• Recorded information:
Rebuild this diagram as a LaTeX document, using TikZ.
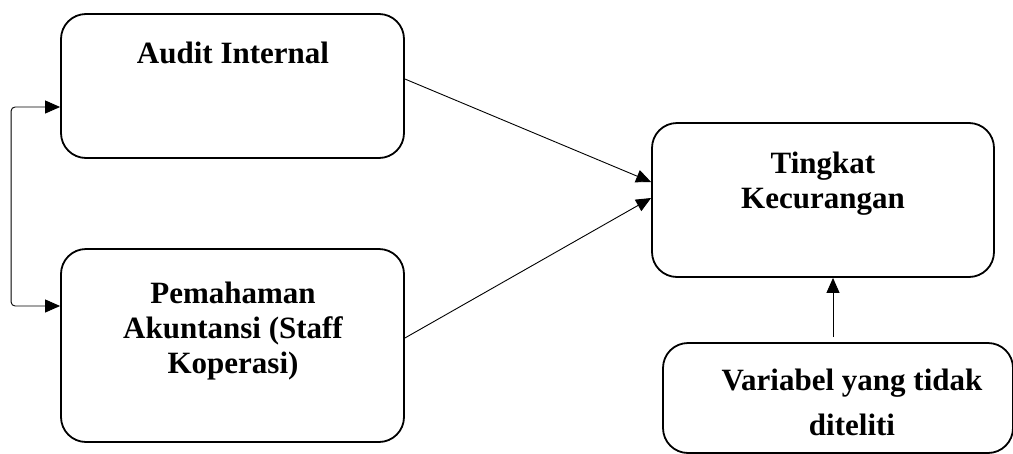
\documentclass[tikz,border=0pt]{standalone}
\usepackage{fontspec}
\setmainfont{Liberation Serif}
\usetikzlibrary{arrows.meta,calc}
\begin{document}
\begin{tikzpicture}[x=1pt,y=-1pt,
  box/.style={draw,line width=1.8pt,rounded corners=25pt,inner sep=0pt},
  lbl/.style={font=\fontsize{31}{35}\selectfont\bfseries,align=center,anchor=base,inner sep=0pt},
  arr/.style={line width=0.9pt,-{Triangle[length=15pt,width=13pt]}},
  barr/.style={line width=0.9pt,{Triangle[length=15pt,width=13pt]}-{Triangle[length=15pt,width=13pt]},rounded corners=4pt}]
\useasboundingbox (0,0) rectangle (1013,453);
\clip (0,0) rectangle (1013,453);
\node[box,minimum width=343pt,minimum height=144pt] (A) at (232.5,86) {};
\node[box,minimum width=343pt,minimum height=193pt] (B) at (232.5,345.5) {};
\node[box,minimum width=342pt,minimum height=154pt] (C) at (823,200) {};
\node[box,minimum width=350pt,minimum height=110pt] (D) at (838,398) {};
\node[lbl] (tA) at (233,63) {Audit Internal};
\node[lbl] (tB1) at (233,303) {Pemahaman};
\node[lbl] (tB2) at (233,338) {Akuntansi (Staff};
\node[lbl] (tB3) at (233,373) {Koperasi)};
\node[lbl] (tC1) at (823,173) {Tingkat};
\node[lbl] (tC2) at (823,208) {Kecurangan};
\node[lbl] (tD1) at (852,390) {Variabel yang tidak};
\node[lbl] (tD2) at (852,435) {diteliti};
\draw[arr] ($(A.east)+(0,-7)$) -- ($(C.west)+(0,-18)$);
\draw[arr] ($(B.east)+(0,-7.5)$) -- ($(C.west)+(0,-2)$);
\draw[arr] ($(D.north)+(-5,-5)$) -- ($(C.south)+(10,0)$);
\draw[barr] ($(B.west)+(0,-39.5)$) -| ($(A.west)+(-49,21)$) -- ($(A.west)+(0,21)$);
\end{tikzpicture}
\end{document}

• Challenge: Set the listing down in full and exactly. Pictures within it should not appear in the copy.

• Response:
Rebuild this diagram as a LaTeX document, using TikZ.
\documentclass[tikz,border=0pt]{standalone}
\usepackage{fontspec}
\setmainfont{Liberation Serif}
\usetikzlibrary{arrows.meta,calc}
\begin{document}
\begin{tikzpicture}[x=1pt,y=-1pt,
  box/.style={draw,line width=1.8pt,rounded corners=25pt,inner sep=0pt},
  lbl/.style={font=\fontsize{31}{35}\selectfont\bfseries,align=center,anchor=base,inner sep=0pt},
  arr/.style={line width=0.9pt,-{Triangle[length=15pt,width=13pt]}},
  barr/.style={line width=0.9pt,{Triangle[length=15pt,width=13pt]}-{Triangle[length=15pt,width=13pt]},rounded corners=4pt}]
\useasboundingbox (0,0) rectangle (1013,453);
\clip (0,0) rectangle (1013,453);
\node[box,minimum width=343pt,minimum height=144pt] (A) at (232.5,86) {};
\node[box,minimum width=343pt,minimum height=193pt] (B) at (232.5,345.5) {};
\node[box,minimum width=342pt,minimum height=154pt] (C) at (823,200) {};
\node[box,minimum width=350pt,minimum height=110pt] (D) at (838,398) {};
\node[lbl] (tA) at (233,63) {Audit Internal};
\node[lbl] (tB1) at (233,303) {Pemahaman};
\node[lbl] (tB2) at (233,338) {Akuntansi (Staff};
\node[lbl] (tB3) at (233,373) {Koperasi)};
\node[lbl] (tC1) at (823,173) {Tingkat};
\node[lbl] (tC2) at (823,208) {Kecurangan};
\node[lbl] (tD1) at (852,390) {Variabel yang tidak};
\node[lbl] (tD2) at (852,435) {diteliti};
\draw[arr] ($(A.east)+(0,-7)$) -- ($(C.west)+(0,-18)$);
\draw[arr] ($(B.east)+(0,-7.5)$) -- ($(C.west)+(0,-2)$);
\draw[arr] ($(D.north)+(-5,-5)$) -- ($(C.south)+(10,0)$);
\draw[barr] ($(B.west)+(0,-39.5)$) -| ($(A.west)+(-49,21)$) -- ($(A.west)+(0,21)$);
\end{tikzpicture}
\end{document}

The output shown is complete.